このパターンでは、モデルをトレーニングするコードは開発環境で開発されます。 同じコードがステージングに、そして運用環境へと移動されます。 モデルのトレーニングは各環境で行われます。最初に開発環境でモデル開発の一環として行われ、次にステージングで統合テストの一部として (データの限られたサブセットに対して) 行われ、最後に運用環境で (完全な運用データに対して) 行われて最終的なモデルが生成されます。

長所:

  • 運用データへのアクセスが制限されている組織では、このパターンにより、運用環境の運用データでモデルをトレーニングできます。
  • 自動化されたモデルの再トレーニングは、トレーニング コードが運用環境用にレビュー、テスト、承認されるため、より安全です。
  • サポート コードは、モデル トレーニング コードと同じパターンに従います。 どちらもステージングで統合テストが行われます。

短所:

  • データ サイエンティストがコードをコラボレーターに渡す学習曲線が、急激になる可能性があります。 定義済みのプロジェクト テンプレートとワークフローが役に立ちます。

また、このパターンでは、データ サイエンティストは、ML 固有の問題を識別して修正するための知識があるため、運用環境からのトレーニング結果を確認できる必要があります。

ステージングで完全な運用データセットに対してモデルをトレーニングする必要がある場合は、コードをステージングにデプロイし、モデルをトレーニングしてから、モデルを運用環境にデプロイすることで、ハイブリッド アプローチを使用できます。 この方法では、運用環境でのトレーニング コストを節約できますが、ステージングで余分な運用コストが発生します。

モデルをデプロイする

このパターンのモデル成果物は、開発環境でトレーニング コードによって生成されます。 成果物は、ステージング環境でテストされてから、運用環境にデプロイされます。

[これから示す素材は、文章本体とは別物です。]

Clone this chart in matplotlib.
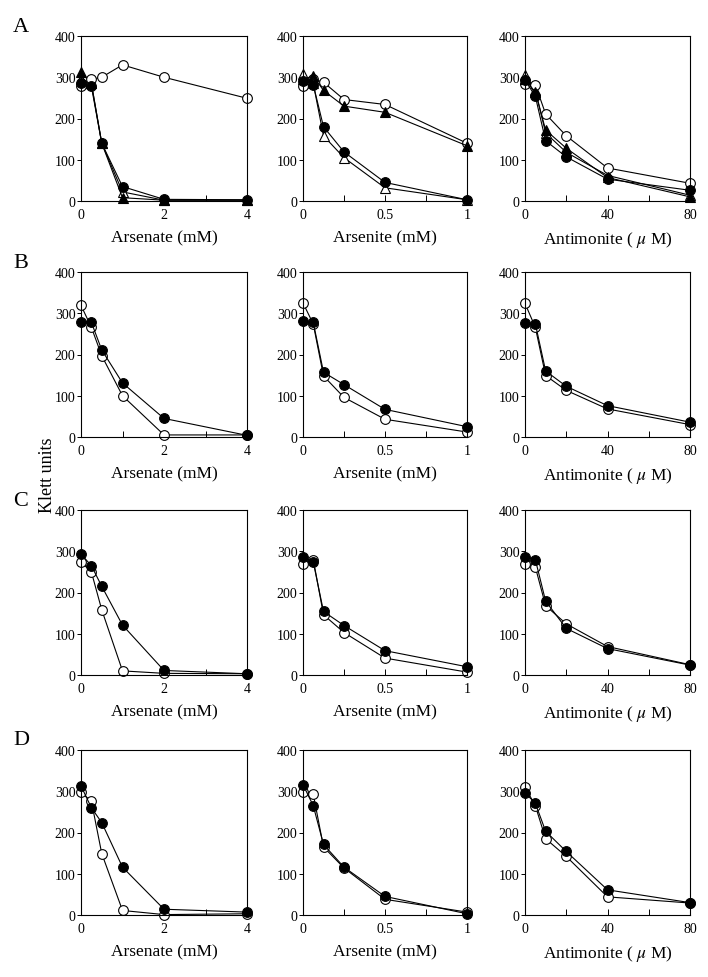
#!/usr/bin/env python3
# -*- coding: utf-8 -*-
"""
Growth (Klett units) versus arsenate, arsenite and antimonite, panels A-D.
"""

import matplotlib
matplotlib.use('Agg')
import matplotlib.pyplot as plt
from matplotlib.ticker import MultipleLocator

plt.rcParams['font.family'] = ['Liberation Serif', 'DejaVu Serif']
plt.rcParams['mathtext.fontset'] = 'stix'

# concentrations
arsenate_mm = [0, 0.25, 0.5, 1, 2, 4]
arsenite_mm = [0, 0.0625, 0.125, 0.25, 0.5, 1]
antimonite_um = [0, 5, 10, 20, 40, 80]

# row A (four strains)
a_ate_open_circle = [280, 295, 300, 330, 300, 249]
a_ate_filled_circle = [285, 278, 140, 35, 4, 3]
a_ate_filled_tri = [312, 285, 140, 8, 2, 2]
a_ate_open_tri = [296, 285, 140, 22, 2, 2]

a_ite_open_circle = [280, 295, 288, 246, 234, 140]
a_ite_filled_tri = [295, 303, 268, 230, 215, 134]
a_ite_filled_circle = [292, 282, 180, 119, 45, 3]
a_ite_open_tri = [308, 285, 158, 105, 32, 3]

a_ant_open_circle = [283, 282, 211, 158, 80, 43]
a_ant_open_tri = [305, 270, 165, 118, 62, 14]
a_ant_filled_tri = [295, 264, 172, 128, 57, 10]
a_ant_filled_circle = [293, 254, 146, 107, 53, 26]

# row B
b_ate_open = [319, 266, 197, 100, 5, 5]
b_ate_filled = [280, 278, 211, 131, 45, 4]
b_ite_open = [325, 274, 148, 96, 43, 12]
b_ite_filled = [281, 278, 157, 127, 67, 25]
b_ant_open = [324, 266, 149, 113, 68, 30]
b_ant_filled = [277, 275, 160, 123, 76, 36]

# row C
c_ate_open = [274, 250, 158, 10, 4, 3]
c_ate_filled = [293, 265, 215, 121, 11, 3]
c_ite_open = [268, 280, 146, 103, 41, 7]
c_ite_filled = [286, 274, 154, 120, 59, 20]
c_ant_open = [268, 262, 168, 124, 69, 25]
c_ant_filled = [285, 280, 179, 113, 64, 24]

# row D
d_ate_open = [297, 276, 149, 11, 1, 3]
d_ate_filled = [313, 260, 224, 116, 14, 7]
d_ite_open = [299, 293, 165, 114, 38, 7]
d_ite_filled = [316, 265, 171, 116, 45, 3]
d_ant_open = [310, 265, 185, 142, 44, 29]
d_ant_filled = [296, 271, 203, 154, 61, 30]

row_labels = ['A', 'B', 'C', 'D']
x_labels = ['Arsenate (mM)', 'Arsenite (mM)', 'Antimonite ( $\\mu$ M)']
x_data = [arsenate_mm, arsenite_mm, antimonite_um]
x_limits = [(0, 4), (0, 1), (0, 80)]
x_major = [[0, 2, 4], [0, 0.5, 1], [0, 40, 80]]
x_major_text = [['0', '2', '4'], ['0', '0.5', '1'], ['0', '40', '80']]
x_minor = [1, 0.25, 20]

STYLES = {
    'open_circle': dict(marker='o', mfc='white', mec='black'),
    'filled_circle': dict(marker='o', mfc='black', mec='black'),
    'open_tri': dict(marker='^', mfc='white', mec='black'),
    'filled_tri': dict(marker='^', mfc='black', mec='black'),
}

panels = [
    [
        [('open_tri', a_ate_open_tri), ('filled_tri', a_ate_filled_tri),
         ('open_circle', a_ate_open_circle),
         ('filled_circle', a_ate_filled_circle)],
        [('open_circle', a_ite_open_circle), ('filled_tri', a_ite_filled_tri),
         ('open_tri', a_ite_open_tri),
         ('filled_circle', a_ite_filled_circle)],
        [('open_tri', a_ant_open_tri), ('open_circle', a_ant_open_circle),
         ('filled_tri', a_ant_filled_tri),
         ('filled_circle', a_ant_filled_circle)],
    ],
    [
        [('open_circle', b_ate_open), ('filled_circle', b_ate_filled)],
        [('open_circle', b_ite_open), ('filled_circle', b_ite_filled)],
        [('open_circle', b_ant_open), ('filled_circle', b_ant_filled)],
    ],
    [
        [('open_circle', c_ate_open), ('filled_circle', c_ate_filled)],
        [('open_circle', c_ite_open), ('filled_circle', c_ite_filled)],
        [('open_circle', c_ant_open), ('filled_circle', c_ant_filled)],
    ],
    [
        [('open_circle', d_ate_open), ('filled_circle', d_ate_filled)],
        [('open_circle', d_ite_open), ('filled_circle', d_ite_filled)],
        [('open_circle', d_ant_open), ('filled_circle', d_ant_filled)],
    ],
]

W, H = 708.0, 978.0
col_left = [81, 303, 525]
col_width = [166, 164, 165]
row_bottom = [202, 438, 676, 916]
ax_height = 165

figure = plt.figure(figsize=(7.08, 9.78), dpi=100)

for r in range(4):
    for c in range(3):
        axes = figure.add_axes([col_left[c] / W, 1 - row_bottom[r] / H,
                                col_width[c] / W, ax_height / H])
        for style, values in panels[r][c]:
            axes.plot(x_data[c], values, color='black', lw=0.8, ms=7,
                      mew=0.8, clip_on=False, **STYLES[style])
        axes.set_xlim(*x_limits[c])
        axes.set_ylim(0, 400)
        axes.set_xticks(x_major[c])
        axes.set_xticklabels(x_major_text[c])
        axes.xaxis.set_minor_locator(MultipleLocator(x_minor[c]))
        axes.set_yticks([0, 100, 200, 300, 400])
        axes.tick_params(axis='x', which='both', direction='in', length=4,
                         width=0.7, labelsize=10, pad=5)
        axes.tick_params(axis='y', which='both', direction='out', length=3,
                         width=0.7, labelsize=10, pad=1)
        for spine in axes.spines.values():
            spine.set_linewidth(0.8)
        axes.set_xlabel(x_labels[c], fontsize=12.5, labelpad=6)
    figure.text(13 / W, 1 - (row_bottom[r] - ax_height - 10) / H,
                row_labels[r], fontsize=16, ha='left', va='center')

figure.text(48 / W, 1 - 475 / H, 'Klett units', rotation=90,
            fontsize=13, ha='center', va='center')

figure.savefig('out.png', dpi=100)
plt.close(figure)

次の 1 つ以上が適用される場合は、このオプションを検討してください:

  • モデルのトレーニングが非常に高価であるか、再現が困難です。
  • すべての作業が、1 つの Azure Databricks ワークスペースで行われます。
  • 外部のリポジトリまたは CI/CD プロセスを使用していません。

長所:

  • データ サイエンティストに対するハンドオフがいっそう簡単です
  • モデルのトレーニングにコストがかかる場合、モデルで必要なトレーニングが 1 回だけです。

短所:

  • 開発環境から運用データにアクセスできない場合 (セキュリティ上の理由でそうなる場合があります)、このアーキテクチャを実行できない可能性があります。
  • このパターンでは、モデルの自動再トレーニングは困難です。 開発環境では再トレーニングを自動化できますが、運用環境にモデルをデプロイするチームが、結果のモデルを運用対応として受け入れない場合があります。
  • 特徴エンジニアリング、推論、監視に使われるパイプラインなどのサポート コードを、運用環境に個別にデプロイする必要があります。

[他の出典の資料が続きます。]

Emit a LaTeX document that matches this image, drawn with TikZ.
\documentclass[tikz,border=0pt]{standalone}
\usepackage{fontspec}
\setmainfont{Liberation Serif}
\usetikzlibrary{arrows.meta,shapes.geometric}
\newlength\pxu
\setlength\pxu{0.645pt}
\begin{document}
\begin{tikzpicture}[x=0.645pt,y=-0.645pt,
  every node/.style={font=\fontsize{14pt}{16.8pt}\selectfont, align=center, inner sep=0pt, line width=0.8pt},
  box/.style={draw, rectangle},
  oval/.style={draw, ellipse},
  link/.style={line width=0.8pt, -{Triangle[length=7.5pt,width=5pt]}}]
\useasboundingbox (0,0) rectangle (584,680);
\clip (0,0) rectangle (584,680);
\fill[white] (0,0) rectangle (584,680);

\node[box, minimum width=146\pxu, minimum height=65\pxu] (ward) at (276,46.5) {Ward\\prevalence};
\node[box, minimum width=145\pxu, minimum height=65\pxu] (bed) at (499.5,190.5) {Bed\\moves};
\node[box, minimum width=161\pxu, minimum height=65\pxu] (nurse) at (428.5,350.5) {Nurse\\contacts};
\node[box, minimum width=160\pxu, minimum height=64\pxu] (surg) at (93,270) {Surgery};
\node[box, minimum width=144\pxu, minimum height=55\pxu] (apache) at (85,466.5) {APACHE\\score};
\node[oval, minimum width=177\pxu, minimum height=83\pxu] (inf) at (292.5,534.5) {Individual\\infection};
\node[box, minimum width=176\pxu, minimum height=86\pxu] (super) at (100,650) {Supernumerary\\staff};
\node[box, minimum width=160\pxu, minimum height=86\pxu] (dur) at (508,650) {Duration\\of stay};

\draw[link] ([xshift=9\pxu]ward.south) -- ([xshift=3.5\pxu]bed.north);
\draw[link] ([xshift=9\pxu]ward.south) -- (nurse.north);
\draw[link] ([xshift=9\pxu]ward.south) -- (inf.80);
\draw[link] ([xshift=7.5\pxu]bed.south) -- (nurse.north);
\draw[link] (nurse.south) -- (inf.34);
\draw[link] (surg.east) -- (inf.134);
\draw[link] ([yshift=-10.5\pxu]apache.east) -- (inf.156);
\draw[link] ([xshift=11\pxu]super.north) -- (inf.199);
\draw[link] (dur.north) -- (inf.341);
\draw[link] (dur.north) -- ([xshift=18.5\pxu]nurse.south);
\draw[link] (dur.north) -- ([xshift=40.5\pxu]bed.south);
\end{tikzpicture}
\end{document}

通常、環境 (開発、ステージング、または運用) は、Unity カタログのカタログに対応します。 このパターンを実装する方法の詳細については、「アップグレード ガイド」を参照してください。

次の図は、上記のデプロイ パターンのコードのライフサイクルを異なる実行環境について比較したものです。

図に示す環境は、ステップを実行する最終的な環境です。 たとえば、デプロイ モデル パターンでは、開発環境で最終的な単体テストと統合テストが実行されます。 デプロイ コード パターンでは、開発環境で単体テストと統合テストが実行され、ステージング環境で最終的な単体テストと統合テストが実行されます。